Comme le suggère dans son rapport Mathias Fekl, il va nous falloir penser à un titre de séjour pluriannuel pour les étrangers ayant vocation à s'installer durablement sur le territoire. Le renouvellement annuel du titre de séjour est coûteux en temps et en énergie, pour l'étranger comme pour les préfectures. En outre, la précarité des titres de séjour, leur renouvellement annuel, ne sont pas adaptés à notre volonté de bâtir une vraie politique d'intégration. Un titre de séjour pluriannuel sécurisera les parcours et favorisera une société inclusive. Il faut un choc de simplification en la matière !

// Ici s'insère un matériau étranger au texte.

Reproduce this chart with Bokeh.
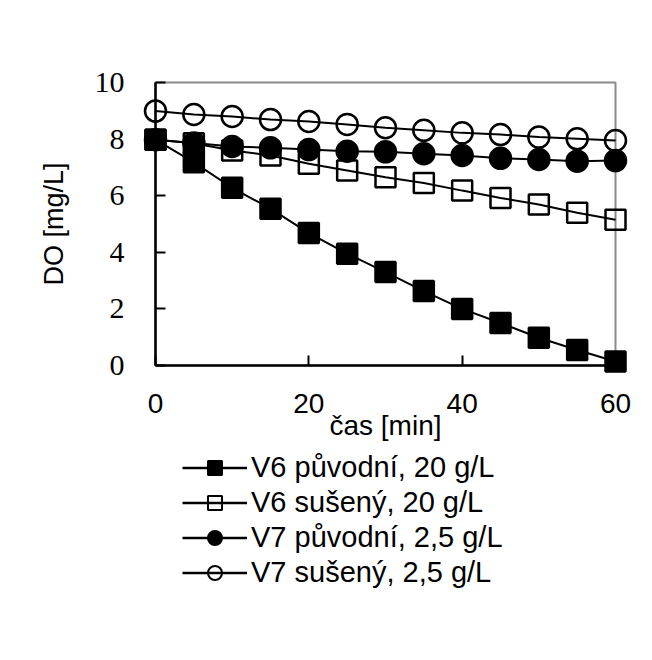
from bokeh.plotting import figure
from bokeh.layouts import column
from bokeh.models import Legend, LegendItem, FixedTicker, Range1d
from bokeh.embed import file_html
from bokeh.resources import INLINE

# ---- data ----
time_min = [0, 5, 10, 15, 20, 25, 30, 35, 40, 45, 50, 55, 60]
v6_puvodni = [7.98, 7.18, 6.28, 5.54, 4.68, 3.95, 3.30, 2.63, 2.00, 1.50, 0.98, 0.55, 0.14]
v6_suseny = [7.98, 7.85, 7.60, 7.42, 7.13, 6.89, 6.65, 6.45, 6.18, 5.92, 5.69, 5.40, 5.15]
v7_puvodni = [7.98, 7.86, 7.74, 7.69, 7.63, 7.57, 7.55, 7.48, 7.42, 7.32, 7.28, 7.22, 7.24]
v7_suseny = [8.99, 8.87, 8.80, 8.69, 8.62, 8.52, 8.40, 8.31, 8.22, 8.16, 8.07, 8.01, 7.95]

labels = ["V6 původní, 20 g/L", "V6 sušený, 20 g/L", "V7 původní, 2,5 g/L", "V7 sušený, 2,5 g/L"]
x_ticks = [0, 20, 40, 60]
y_ticks = [0, 2, 4, 6, 8, 10]

SANS = "Liberation Sans"
SERIF = "Liberation Serif"

p = figure(width=652, height=450, output_backend="svg", toolbar_location=None,
           x_range=Range1d(0, 60), y_range=Range1d(0, 10),
           min_border_left=155, min_border_right=37, min_border_top=82, min_border_bottom=85)
p.background_fill_color = "white"
p.border_fill_color = "white"
p.xgrid.visible = False
p.ygrid.visible = False
p.outline_line_color = "#8a8a8a"
p.outline_line_width = 2

for ax in (p.xaxis[0], p.yaxis[0]):
    ax.axis_line_color = "black"
    ax.axis_line_width = 2.5
    ax.major_tick_line_color = "black"
    ax.major_tick_line_width = 2
    ax.major_tick_in = 10
    ax.major_tick_out = 0
    ax.minor_tick_line_color = None
    ax.major_label_text_color = "black"
    ax.axis_label_text_color = "black"
    ax.axis_label_text_font_style = "normal"

p.xaxis.ticker = FixedTicker(ticks=x_ticks)
p.yaxis.ticker = FixedTicker(ticks=y_ticks)
p.xaxis.major_label_text_font = SANS
p.xaxis.major_label_text_font_size = "28px"
p.xaxis.major_label_standoff = 28
p.xaxis.axis_label = "čas [min]"
p.xaxis.axis_label_text_font = SANS
p.xaxis.axis_label_text_font_size = "28px"
p.xaxis.axis_label_standoff = -6

p.yaxis.major_label_text_font = SERIF
p.yaxis.major_label_text_font_size = "30px"
p.yaxis.major_label_standoff = 31
p.yaxis.axis_label = "DO [mg/L]"
p.yaxis.axis_label_text_font = SANS
p.yaxis.axis_label_text_font_size = "27px"
p.yaxis.axis_label_standoff = 23

series = [
    (v7_suseny, "circle", None, 21),
    (v6_suseny, "square", None, 20),
    (v7_puvodni, "circle", "black", 21),
    (v6_puvodni, "square", "black", 20),
]
for vals, marker, fill, size in series:
    p.line(time_min, vals, line_color="black", line_width=2, level="overlay")
    p.scatter(time_min, vals, marker=marker, size=size, fill_color=fill,
              line_color="black", line_width=2.5, level="overlay")

# ---- legend panel below the chart (hidden proxy renderers carry the legend glyphs) ----
lg = figure(width=652, height=210, output_backend="svg", toolbar_location=None,
            x_range=Range1d(0, 60), y_range=Range1d(0, 10),
            x_axis_location=None, y_axis_location=None, min_border=0)
lg.grid.visible = False
lg.outline_line_color = None
lg.background_fill_color = "white"
lg.border_fill_color = "white"

legend_series = [(v6_puvodni, "square", "black"), (v6_suseny, "square", None),
                 (v7_puvodni, "circle", "black"), (v7_suseny, "circle", None)]
legend_items = []
for label, (vals, marker, fill) in zip(labels, legend_series):
    ln = lg.line(time_min, vals, line_color="black", line_width=2.5, visible=False)
    sc = lg.scatter(time_min, vals, marker=marker, fill_color=fill, line_color="black",
                    line_width=2, visible=False)
    legend_items.append(LegendItem(label=label, renderers=[ln, sc]))

legend = Legend(items=legend_items, location=(27, 70),
                label_text_font=SANS, label_text_font_size="29px", label_text_color="black",
                glyph_width=65, glyph_height=35, label_height=35, spacing=0,
                label_standoff=4, padding=0, margin=0,
                inactive_fill_alpha=0,
                border_line_color=None, background_fill_alpha=0)
lg.add_layout(legend, "center")

layout = column(p, lg, spacing=0)
open("out.html", "w").write(file_html(layout, INLINE))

Il est urgent de revoir le code d'entrée et de séjour des étrangers et demandeurs d'asile, de faciliter et de rendre plus lisibles les procédures de délivrance des titres de séjours et, au-delà du domaine législatif, la majorité doit continuer à travailler sur les pratiques administratives, notamment l'accueil des étrangers en préfecture, et c'est aussi un engagement fort de M. le ministre.

Permettez-moi d'aborder également la situation des étudiants et des chercheurs. Près de 290 000 étudiants étrangers sont inscrits dans l'enseignement supérieur français, dont les trois quarts à l'université. La France est le cinquième pays d'accueil des étudiants en mobilité internationale. Le nombre d'étudiants étrangers en France a connu une croissance considérable, près de 80 % en vingt ans, même si la circulaire Guéant a fait des ravages, et il faut saluer le courage du Gouvernement d'avoir remis en cause cette injustice.

Comme le précise la conférence des présidents d'université, il faut changer de paradigme face aux nouveaux enjeux à travers cinq axes : la responsabilisation des universités, la simplification de l'accueil administratif, l'amélioration des conditions de vie et d'intégration, l'accès au marché de l'emploi et la circulation des talents tout au long de la vie.

Enfin, la politique et le budget consacré à l'intégration ne doivent plus être les grands oubliés d'une politique qui se doit d'être inclusive et pragmatique face aux réalités.

L'amélioration du traitement de la famille accompagnante facilite également l'accueil des talents étrangers.

Comme l'a dit récemment Thierry Tuot, « une société compartimentée, par des coupures de revenus inégalitaires, des territoires en déshérence, des modes de vie tenus à l'écart, est une société qui génère la violence, la rancoeur et la revendication, l'amertume et la brutalité chez ceux qu'elle écarte, la peur et le repli chez ceux qui en sont. Cela coûte, mais surtout cela n'est pas durable. »

Dignité, justice, fermeté et responsabilité doivent guider notre action. Face aux temps difficiles, nous devons créer et innover pour renforcer la nation. En effet, si un peu d'internationalisme éloigne de la nation, beaucoup d'internationalisme la renforce, comme le disait si bien Jaurès.